Selon le fonctionnaire américain, la première étape du nouveau concept n’est pas nouvelle, à savoir une réforme financière. Le mot à passer à Zelensky est le suivant : “Employez-vous à éradiquer la corruption avant d’envisager quoi que ce soit d’autre”. La deuxième étape n’a toujours pas cours aujourd’hui en Ukraine : un audit sérieux de tous les financements gouvernementaux. Le fonctionnaire a déclaré que Zelensky doit réaliser que les milliards dont il a besoin sont “notre argent, une sorte d’investissement avec des règles” applicables à son décaissement “qui doivent être clairement établies et appliquées”.

L’année dernière, le directeur de la CIA William Burns s’est secrètement rendu à Kiev pour avertir Zelensky que Washington avait connaissance de sa propre corruption et de sa réticence à licencier l’un ou l’autre des dizaines de fonctionnaires – nommés par Burns – dont on sait qu’ils sont profondément impliqués dans le détournement de fonds de défense vers des comptes personnels. Burns a également dit au président que certains de ses subordonnés étaient furieux parce qu’il se réservait une part trop importante du butin. “La troisième étape”, a déclaré le fonctionnaire, consiste pour Zelensky à utiliser ces fonds “pour reconstruire l’infrastructure et l’économieLa quatrième et dernière étape consiste à défendre le pays”.

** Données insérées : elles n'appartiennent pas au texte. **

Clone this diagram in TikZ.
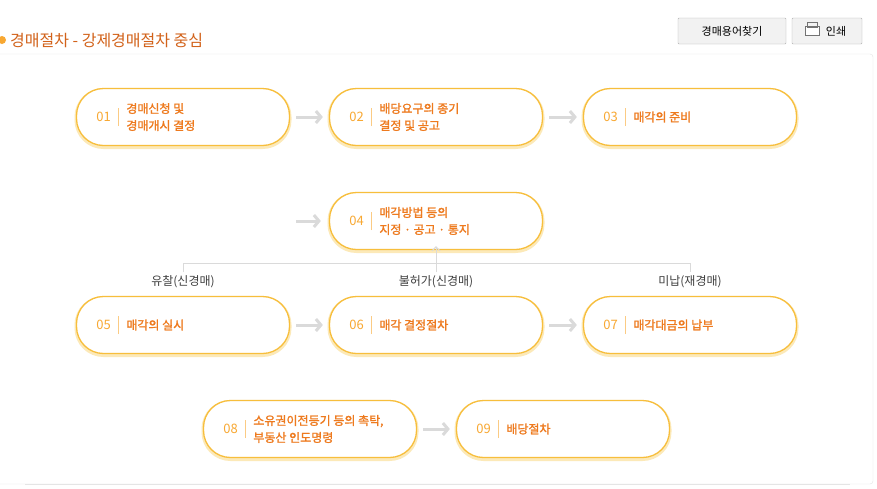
\documentclass[tikz,border=0pt]{standalone}
\usepackage{fontspec}
\setmainfont{Noto Sans CJK KR}
\newfontfamily\krb{Noto Sans CJK KR}[FakeBold=1.5]
\usetikzlibrary{arrows.meta}
\definecolor{bord}{HTML}{F7BE3C}
\definecolor{glow}{HTML}{FCE9B8}
\definecolor{numc}{HTML}{F8A832}
\definecolor{txtc}{HTML}{EE7A1E}
\definecolor{titc}{HTML}{D2621A}
\definecolor{arr}{HTML}{DADADA}
\tikzset{
 stepbox/.style={draw=bord,line width=1.3pt,rounded corners=27pt,minimum width=213pt,minimum height=57pt,fill=white,
   preaction={draw=glow,line width=4pt,transform canvas={yshift=-1.5pt}}},
 flow/.style={draw=arr,line width=3pt,-{Straight Barb[length=5pt,width=12pt]}},
 thin/.style={draw=arr,line width=1pt},
 lbl/.style={font=\fontsize{12}{14}\selectfont,text=black!75},
}
\newcommand{\stp}[4]{%
 \node[stepbox] (#1) at #2 {};
 \node[anchor=west,text=numc,font=\fontsize{13}{14}\selectfont] at ([xshift=17pt]#1.west) {#3};
 \draw[numc!60,line width=0.6pt] ([xshift=42pt,yshift=-9pt]#1.west) -- ([xshift=42pt,yshift=9pt]#1.west);
 \node[anchor=west,text=txtc,align=left,font=\krb\fontsize{12}{17}\selectfont] at ([xshift=47pt]#1.west) {#4};
}
\begin{document}
\begin{tikzpicture}[x=1pt,y=-1pt]
\useasboundingbox (0,0) rectangle (877,488);
\fill[white] (0,0) rectangle (877,488);
% header
\fill[numc] (2,40) circle (4pt);
\node[anchor=west,text=titc,font=\fontsize{16}{18}\selectfont,inner sep=0pt] (title) at (10,41) {경매절차 - 강제경매절차 중심};
\node[draw=black!30,fill=black!5,rounded corners=1pt,minimum width=108pt,minimum height=26pt,font=\fontsize{11}{12}\selectfont] (b1) at (732,31) {경매용어찾기};
\node[draw=black!30,fill=black!5,rounded corners=1pt,minimum width=70pt,minimum height=26pt,font=\fontsize{11}{12}\selectfont] (b2) at (827,31) {\hspace{18pt}인쇄};
\draw[black!55,fill=white] (805,26) rectangle (819,35); \draw[black!55] (807,22) rectangle (817,27);
% panel
\draw[black!10,rounded corners=3pt] (0,54) -- (873,54) -- (873,484) -- (0,484);
% steps
\stp{s1}{(183,117)}{01}{경매신청 및\\경매개시 결정}
\stp{s2}{(436,117)}{02}{배당요구의 종기\\결정 및 공고}
\stp{s3}{(690,117)}{03}{매각의 준비}
\stp{s4}{(436,221)}{04}{매각방법 등의\\지정 · 공고 · 통지}
\stp{s5}{(183,325)}{05}{매각의 실시}
\stp{s6}{(436,325)}{06}{매각 결정절차}
\stp{s7}{(690,325)}{07}{매각대금의 납부}
\stp{s8}{(310,429)}{08}{소유권이전등기 등의 촉탁,\\부동산 인도명령}
\stp{s9}{(563,429)}{09}{배당절차}
\coordinate (a4) at (296,221);
\draw[flow] ([xshift=6pt]s1.east) -- ([xshift=-6pt]s2.west);
\draw[flow] ([xshift=6pt]s2.east) -- ([xshift=-6pt]s3.west);
\draw[flow] (a4) -- ([xshift=-8pt]s4.west);
\draw[flow] ([xshift=6pt]s5.east) -- ([xshift=-6pt]s6.west);
\draw[flow] ([xshift=6pt]s6.east) -- ([xshift=-6pt]s7.west);
\draw[flow] ([xshift=6pt]s8.east) -- ([xshift=-6pt]s9.west);
% feedback
\node[lbl] (l5) at (183,282) {유찰(신경매)};
\node[lbl] (l6) at (436,282) {불허가(신경매)};
\node[lbl] (l7) at (690,282) {미납(재경매)};
\draw[thin] (l5.north) -- (183,263) -- (690,263) -- (l7.north);
\draw[thin,-{Straight Barb[length=4pt,width=8pt]}] (l6.north) -- ([yshift=4pt]s4.south);
\draw[black!10] (25,484) -- (850,484);
\end{tikzpicture}
\end{document}
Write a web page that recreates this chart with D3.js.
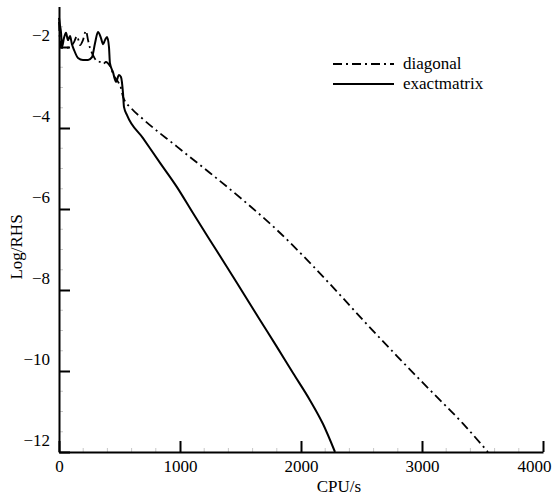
<!DOCTYPE html>
<html>
<head>
<meta charset="utf-8">
<script src="https://cdn.jsdelivr.net/npm/d3@7"></script>
<style>
	body { margin: 0; background: #fff; }
	svg text { font-family: "Liberation Serif", "Times New Roman", serif; font-size: 17px; fill: #000; }
</style>
</head>
<body>
<svg id="chart" width="553" height="498"></svg>
<script>
// Data
const cpu_diagonal = [0, 8, 17, 58, 91, 124, 149, 174, 198, 223, 240, 256, 281, 314, 339, 364, 388, 421, 455, 488, 512, 529,
	600, 694, 975, 1248, 1521, 1802, 2074, 2322, 2512, 2793, 3066, 3339, 3545];
const rhs_diagonal = [-1.38, -1.83, -2.02, -2.02, -2.00, -1.88, -1.73, -1.95, -1.83, -1.60, -1.83, -2.02, -2.20, -2.35, -2.37, -2.42, -2.37, -2.47, -2.72, -2.86, -3.01, -3.23,
	-3.52, -3.78, -4.46, -5.11, -5.78, -6.52, -7.33, -8.12, -8.74, -9.63, -10.47, -11.30, -12.0];

const cpu_exact = [0, 8, 17, 25, 41, 58, 74, 91, 107, 124, 157, 198, 240, 273, 298, 322, 347, 364, 380, 397, 413, 421, 446, 471, 496, 512, 529, 537, 562,
	694, 835, 975, 1107, 1248, 1388, 1521, 1661, 1802, 1934, 2074, 2182, 2281];
const rhs_exact = [-1.28, -1.46, -1.65, -2.00, -1.78, -1.65, -1.83, -1.73, -1.93, -2.07, -2.27, -2.32, -2.32, -2.25, -1.90, -1.63, -1.78, -1.93, -1.83, -1.75, -2.00, -2.40, -2.62, -2.86, -2.69, -2.74, -3.14, -3.48, -3.68,
	-4.25, -4.86, -5.46, -6.10, -6.77, -7.43, -8.07, -8.74, -9.41, -10.05, -10.72, -11.31, -12.0];

const series_names = ["diagonal", "exactmatrix"];
const x_ticks = [0, 1000, 2000, 3000, 4000];
const y_ticks = [-12, -10, -8, -6, -4, -2];

function whenDocumentLoaded(action) {
	if (document.readyState === "loading") {
		document.addEventListener("DOMContentLoaded", action);
	} else {
		action();
	}
}

whenDocumentLoaded(() => {

	const svg = d3.select("#chart");

	const x = d3.scaleLinear().domain([0, 4000]).range([59, 543]);
	const y = d3.scaleLinear().domain([-12, -1]).range([452, 6.5]);

	// minor ticks (faint)
	const x_minor = d3.range(200, 4000, 200).filter(d => d % 1000 !== 0);
	const y_minor = d3.range(-11.5, -1.4, 0.5).filter(d => Math.abs(d % 2) > 0.01);

	svg.append("g")
		.selectAll("line")
		.data(x_minor)
		.enter()
		.append("line")
			.attr("x1", d => x(d)).attr("x2", d => x(d))
			.attr("y1", y(-12)).attr("y2", y(-12) - 4)
			.attr("stroke", "#c8c8c8").attr("stroke-width", 1);

	svg.append("g")
		.selectAll("line")
		.data(y_minor)
		.enter()
		.append("line")
			.attr("x1", x(0)).attr("x2", x(0) + 4)
			.attr("y1", d => y(d)).attr("y2", d => y(d))
			.attr("stroke", "#c8c8c8").attr("stroke-width", 1);

	// X axis
	const x_axis = svg.append("g")
		.attr("transform", `translate(0,${y(-12)})`)
		.call(d3.axisBottom(x).tickValues(x_ticks).tickFormat(d3.format("d"))
			.tickSizeInner(-11).tickSizeOuter(0).tickPadding(8));

	x_axis.selectAll("text").attr("font-family", null).attr("font-size", null);
	x_axis.selectAll("text").filter(d => d === 4000).attr("x", -9); // last label pulled in
	x_axis.selectAll("line").attr("stroke-width", 2);
	x_axis.select(".domain").attr("stroke-width", 2);

	// Y axis
	const y_axis = svg.append("g")
		.attr("transform", `translate(${x(0)},0)`)
		.call(d3.axisLeft(y).tickValues(y_ticks).tickFormat(d3.format("d"))
			.tickSizeInner(-11).tickSizeOuter(0).tickPadding(9));

	y_axis.selectAll("text").attr("font-family", null).attr("font-size", null)
		.attr("y", -12); // labels sit above their ticks in the original
	y_axis.selectAll("line").attr("stroke-width", 2);
	y_axis.select(".domain").attr("stroke-width", 2);

	// Axis titles
	svg.append("text")
		.attr("x", 339)
		.attr("y", 492)
		.attr("text-anchor", "middle")
		.text("CPU/s");

	svg.append("text")
		.attr("transform", "translate(22,247) rotate(-90)")
		.attr("text-anchor", "middle")
		.text("Log/RHS");

	// Curves
	const line = d3.line()
		.x(d => x(d[0]))
		.y(d => y(d[1]))
		.curve(d3.curveMonotoneX);

	const diagonal = cpu_diagonal.map((c, i) => [c, rhs_diagonal[i]]);
	const exact = cpu_exact.map((c, i) => [c, rhs_exact[i]]);

	svg.append("path")
		.datum(diagonal)
		.attr("d", line)
		.attr("fill", "none")
		.attr("stroke", "#000")
		.attr("stroke-width", 1.8)
		.attr("stroke-dasharray", "9,4,2,4");

	svg.append("path")
		.datum(exact)
		.attr("d", line)
		.attr("fill", "none")
		.attr("stroke", "#000")
		.attr("stroke-width", 2)
		.attr("stroke-linejoin", "round");

	// Legend
	const legend = svg.append("g")
		.selectAll("g")
		.data(series_names)
		.enter()
		.append("g")
			.attr("transform", (d, i) => `translate(333,${64 + i * 20})`);

	legend.append("line")
		.attr("x1", 0).attr("x2", 61)
		.attr("y1", 0).attr("y2", 0)
		.attr("stroke", "#000")
		.attr("stroke-width", (d, i) => i === 0 ? 1.8 : 2)
		.attr("stroke-dasharray", (d, i) => i === 0 ? "9,4,2,4" : null);

	legend.append("text")
		.attr("x", 70)
		.attr("y", 5)
		.text(d => d);
});
</script>
</body>
</html>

Le fonctionnaire a déclaré que cette stratégie est le dernier message américain adressé à Zelensky. “Notre plan ne mentionne pas de cessez-le-feu. Nous avons maintenu le terme ‘combat’. Les Russes doivent continuer à dépenser comme ils le font depuis le début de la guerre.” Il a ajouté que rien dans le nouveau message n’empêcherait l’Ukraine et la Russie d’accepter “les répartitions territoriales essentielles actuelles” dans les pourparlers secrets en cours entre les représentants de Gerasimov et de Zaluzhny.

Ce concept est dans la réalité bien plus complexe et ambitieux, m’a dit le fonctionnaire, et englobe un soutien durable à Zaluzhny et des réformes qui aboutiraient à la fin du régime Zelensky. Les entretiens de cette semaine sur le licenciement de Zaluzhny ont laissé certains des planificateurs abasourdis. Le fonctionnaire m’a dit que l’élaboration d’une nouvelle stratégie nécessitait “la consultation des principaux Ukrainiens patriotes et réalistes”. Le danger d’une telle réforme est qu’il y ait des fuites dans la presse et “une tentative des bénéficiaires corrompus et bien établis de la politique américaine pour faire dérailler le processus”.

Se référant aux tensions entre Zelensky et Zaluzhny, il a déclaré : “Il s’agit d’un conflit à l’ancienne entre Zelensky et Zaluzhny. Nous savons tous qu’il ne sera pas facile d’arrêter cette folie, et que nous risquons d’échouer, mais de nombreuses vies sont en jeu et l’intégrité est de mise”, a déclaré le général Zaluzhny. “Bien sûr, Zelensky savait que Zaluzhny traitait avec l’Ouest”, a déclaré le fonctionnaire. “Mais Zelensky est un homme mort aux yeux de l’armée, qui soutient le général. Il va se retrouver avec une mutinerie sur les bras”.

Le plan actuel a été élaboré par des experts des services de renseignement et de la bureaucratie militaire, sans que la Maison Blanche, le département d’État ou le Conseil national de sécurité n’aient eu leur mot à dire. “Il émane des états-majors américain et ukrainien et fait appel à des investissements de l’industrie privée, a déclaré le fonctionnaire, et non pas uniquement à des financements et subventions du gouvernement comme c’est le cas actuellement”.

“Poutine, lui aussi, cherche un moyen de s’en sortir. Et il a compris le message”. Le dirigeant russe a remporté les quatre oblasts au cœur de son plan de bataille, après des pertes antérieures, et le contrôle de la Crimée n’est plus une question en suspens. “La stratégie proposée aujourd’hui”, a suggéré le fonctionnaire, lors de discussions à quelques rues de la Maison Blanche mais à des années-lumière en termes de mentalité, “consiste à faire la paix et à établir un plan budgétaire pour l’Ukraine”.